• [WHAT YOU ARE ASKED TO DO]: Show every line containing "this" by copying it.
━━━━━ INPUT MATERIAL
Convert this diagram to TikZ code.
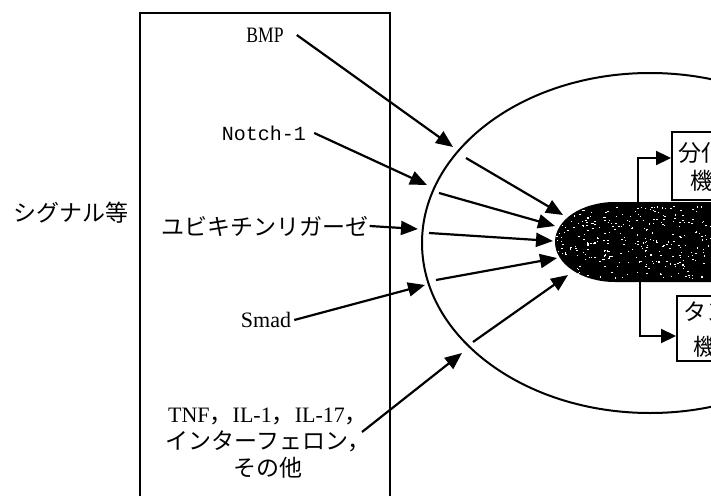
━━━━━━━━━━
━━━━━ INPUT MATERIAL
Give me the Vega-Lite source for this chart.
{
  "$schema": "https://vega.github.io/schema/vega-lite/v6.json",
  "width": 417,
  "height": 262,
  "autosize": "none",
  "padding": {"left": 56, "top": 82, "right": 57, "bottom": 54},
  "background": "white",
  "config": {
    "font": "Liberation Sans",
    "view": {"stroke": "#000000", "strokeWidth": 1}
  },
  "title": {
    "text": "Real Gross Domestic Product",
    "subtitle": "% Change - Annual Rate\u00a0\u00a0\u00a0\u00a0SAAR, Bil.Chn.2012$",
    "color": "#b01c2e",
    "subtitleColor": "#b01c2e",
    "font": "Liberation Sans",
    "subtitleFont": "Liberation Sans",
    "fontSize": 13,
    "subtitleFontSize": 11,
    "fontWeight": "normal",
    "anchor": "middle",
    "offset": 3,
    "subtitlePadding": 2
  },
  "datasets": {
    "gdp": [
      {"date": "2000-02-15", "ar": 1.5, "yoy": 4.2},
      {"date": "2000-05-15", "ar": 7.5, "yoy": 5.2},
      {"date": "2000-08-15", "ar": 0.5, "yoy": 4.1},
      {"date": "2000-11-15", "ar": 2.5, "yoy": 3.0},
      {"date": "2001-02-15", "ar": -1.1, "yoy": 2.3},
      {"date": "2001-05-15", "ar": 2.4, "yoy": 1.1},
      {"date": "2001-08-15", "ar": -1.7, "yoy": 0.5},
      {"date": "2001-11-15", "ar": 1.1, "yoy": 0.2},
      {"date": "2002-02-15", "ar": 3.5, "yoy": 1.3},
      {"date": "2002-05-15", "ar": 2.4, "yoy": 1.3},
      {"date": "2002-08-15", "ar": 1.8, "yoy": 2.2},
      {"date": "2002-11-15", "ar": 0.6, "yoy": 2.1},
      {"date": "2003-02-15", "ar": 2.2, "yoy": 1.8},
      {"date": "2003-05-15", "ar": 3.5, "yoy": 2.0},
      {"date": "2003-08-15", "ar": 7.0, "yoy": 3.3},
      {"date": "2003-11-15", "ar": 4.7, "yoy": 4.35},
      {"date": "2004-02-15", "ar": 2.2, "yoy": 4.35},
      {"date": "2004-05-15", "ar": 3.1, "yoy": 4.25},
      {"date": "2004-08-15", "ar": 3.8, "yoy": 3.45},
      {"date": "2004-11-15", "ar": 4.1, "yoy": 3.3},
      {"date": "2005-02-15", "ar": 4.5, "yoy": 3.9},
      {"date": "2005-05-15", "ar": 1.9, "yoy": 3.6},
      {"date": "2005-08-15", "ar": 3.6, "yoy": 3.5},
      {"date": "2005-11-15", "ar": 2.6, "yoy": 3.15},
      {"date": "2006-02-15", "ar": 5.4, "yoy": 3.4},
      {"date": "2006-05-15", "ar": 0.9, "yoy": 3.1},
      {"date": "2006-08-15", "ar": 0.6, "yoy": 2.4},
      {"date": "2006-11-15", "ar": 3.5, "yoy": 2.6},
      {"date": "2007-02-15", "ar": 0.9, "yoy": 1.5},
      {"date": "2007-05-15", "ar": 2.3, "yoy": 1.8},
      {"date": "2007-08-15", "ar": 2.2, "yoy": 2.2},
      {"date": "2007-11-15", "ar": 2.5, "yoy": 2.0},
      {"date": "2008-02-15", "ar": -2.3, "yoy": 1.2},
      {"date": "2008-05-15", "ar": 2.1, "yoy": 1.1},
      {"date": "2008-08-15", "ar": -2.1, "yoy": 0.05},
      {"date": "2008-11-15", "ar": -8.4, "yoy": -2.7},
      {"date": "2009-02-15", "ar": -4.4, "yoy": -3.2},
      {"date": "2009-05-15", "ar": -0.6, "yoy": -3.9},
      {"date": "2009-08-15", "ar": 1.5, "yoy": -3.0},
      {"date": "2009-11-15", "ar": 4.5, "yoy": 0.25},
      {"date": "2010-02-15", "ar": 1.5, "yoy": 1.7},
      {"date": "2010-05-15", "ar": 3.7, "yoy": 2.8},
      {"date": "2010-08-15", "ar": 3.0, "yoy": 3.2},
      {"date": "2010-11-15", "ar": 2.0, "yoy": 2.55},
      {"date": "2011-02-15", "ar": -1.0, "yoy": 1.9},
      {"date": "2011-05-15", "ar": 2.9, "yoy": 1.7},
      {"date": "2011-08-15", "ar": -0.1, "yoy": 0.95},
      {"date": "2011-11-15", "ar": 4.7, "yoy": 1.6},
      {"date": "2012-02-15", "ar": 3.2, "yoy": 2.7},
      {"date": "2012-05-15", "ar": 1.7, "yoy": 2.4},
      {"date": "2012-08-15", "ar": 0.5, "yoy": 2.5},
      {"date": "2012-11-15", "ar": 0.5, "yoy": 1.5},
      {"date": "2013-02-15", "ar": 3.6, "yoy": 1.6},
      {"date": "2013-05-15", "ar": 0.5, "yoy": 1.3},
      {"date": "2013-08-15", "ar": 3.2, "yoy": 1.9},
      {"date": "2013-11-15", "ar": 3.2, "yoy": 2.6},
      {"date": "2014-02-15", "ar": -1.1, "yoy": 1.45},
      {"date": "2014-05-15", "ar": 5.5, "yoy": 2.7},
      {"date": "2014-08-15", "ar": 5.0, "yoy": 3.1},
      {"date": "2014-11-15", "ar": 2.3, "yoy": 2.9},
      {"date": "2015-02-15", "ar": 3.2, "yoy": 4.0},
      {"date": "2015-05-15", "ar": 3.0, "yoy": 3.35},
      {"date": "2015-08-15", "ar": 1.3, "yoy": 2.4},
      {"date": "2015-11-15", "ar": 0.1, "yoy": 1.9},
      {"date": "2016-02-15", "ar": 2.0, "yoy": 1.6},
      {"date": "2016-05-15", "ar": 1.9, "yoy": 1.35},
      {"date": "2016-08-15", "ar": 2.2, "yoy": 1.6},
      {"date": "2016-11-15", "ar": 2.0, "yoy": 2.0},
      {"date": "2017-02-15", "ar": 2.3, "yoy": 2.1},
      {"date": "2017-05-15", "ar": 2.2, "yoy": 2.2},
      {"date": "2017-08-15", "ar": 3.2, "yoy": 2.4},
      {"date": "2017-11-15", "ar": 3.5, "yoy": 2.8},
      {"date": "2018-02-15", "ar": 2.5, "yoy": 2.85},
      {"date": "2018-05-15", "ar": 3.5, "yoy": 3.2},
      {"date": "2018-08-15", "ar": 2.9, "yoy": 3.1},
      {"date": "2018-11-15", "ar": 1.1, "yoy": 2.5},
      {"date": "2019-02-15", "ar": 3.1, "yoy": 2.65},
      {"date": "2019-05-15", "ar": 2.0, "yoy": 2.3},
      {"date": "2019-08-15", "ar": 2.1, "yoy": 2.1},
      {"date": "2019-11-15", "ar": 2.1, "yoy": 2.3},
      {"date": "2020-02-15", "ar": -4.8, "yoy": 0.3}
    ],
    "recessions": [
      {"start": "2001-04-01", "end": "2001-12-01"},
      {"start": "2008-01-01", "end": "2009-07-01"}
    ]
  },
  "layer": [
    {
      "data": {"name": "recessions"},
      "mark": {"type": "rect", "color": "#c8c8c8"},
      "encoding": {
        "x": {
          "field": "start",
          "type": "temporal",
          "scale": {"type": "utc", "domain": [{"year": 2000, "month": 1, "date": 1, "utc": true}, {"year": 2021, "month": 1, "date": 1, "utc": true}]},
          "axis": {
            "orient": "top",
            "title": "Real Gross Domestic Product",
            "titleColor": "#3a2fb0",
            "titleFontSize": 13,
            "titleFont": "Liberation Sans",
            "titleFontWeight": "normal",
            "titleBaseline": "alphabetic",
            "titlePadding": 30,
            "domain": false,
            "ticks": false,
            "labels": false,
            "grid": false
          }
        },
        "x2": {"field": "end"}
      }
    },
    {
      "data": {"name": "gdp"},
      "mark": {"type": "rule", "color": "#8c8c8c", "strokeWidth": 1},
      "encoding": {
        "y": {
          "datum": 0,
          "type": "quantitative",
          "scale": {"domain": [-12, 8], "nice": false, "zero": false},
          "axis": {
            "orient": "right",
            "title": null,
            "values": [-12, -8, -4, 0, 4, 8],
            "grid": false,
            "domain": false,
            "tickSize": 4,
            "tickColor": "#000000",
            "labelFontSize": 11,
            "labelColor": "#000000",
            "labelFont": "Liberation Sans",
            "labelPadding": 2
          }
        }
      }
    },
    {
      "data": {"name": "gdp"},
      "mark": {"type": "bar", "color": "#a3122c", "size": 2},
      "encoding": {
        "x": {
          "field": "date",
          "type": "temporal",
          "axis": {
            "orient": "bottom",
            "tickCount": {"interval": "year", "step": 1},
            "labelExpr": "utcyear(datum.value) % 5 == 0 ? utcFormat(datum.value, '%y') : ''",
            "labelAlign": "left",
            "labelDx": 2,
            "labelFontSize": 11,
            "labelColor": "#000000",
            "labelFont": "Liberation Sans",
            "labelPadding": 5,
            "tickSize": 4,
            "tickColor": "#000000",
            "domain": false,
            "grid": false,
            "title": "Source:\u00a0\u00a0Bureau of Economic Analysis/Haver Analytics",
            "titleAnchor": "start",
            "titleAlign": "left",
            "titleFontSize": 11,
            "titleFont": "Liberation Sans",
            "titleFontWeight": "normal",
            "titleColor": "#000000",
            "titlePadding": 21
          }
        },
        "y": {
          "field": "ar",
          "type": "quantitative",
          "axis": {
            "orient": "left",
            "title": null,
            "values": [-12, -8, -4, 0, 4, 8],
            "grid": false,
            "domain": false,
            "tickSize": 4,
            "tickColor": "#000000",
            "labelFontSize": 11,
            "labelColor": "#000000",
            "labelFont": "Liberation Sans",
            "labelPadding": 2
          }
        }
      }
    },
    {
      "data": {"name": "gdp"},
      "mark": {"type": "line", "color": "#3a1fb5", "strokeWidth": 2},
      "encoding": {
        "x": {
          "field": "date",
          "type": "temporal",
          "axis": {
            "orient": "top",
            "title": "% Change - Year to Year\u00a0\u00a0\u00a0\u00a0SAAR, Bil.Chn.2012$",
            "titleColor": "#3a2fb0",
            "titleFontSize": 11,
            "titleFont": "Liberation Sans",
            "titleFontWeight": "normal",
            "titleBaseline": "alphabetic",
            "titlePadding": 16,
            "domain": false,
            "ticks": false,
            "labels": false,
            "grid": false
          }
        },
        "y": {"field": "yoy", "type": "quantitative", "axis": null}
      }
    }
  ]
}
━━━━━━━━━━
• [WRITTEN RESPONSE]:
Convert this diagram to TikZ code.
Give me the Vega-Lite source for this chart.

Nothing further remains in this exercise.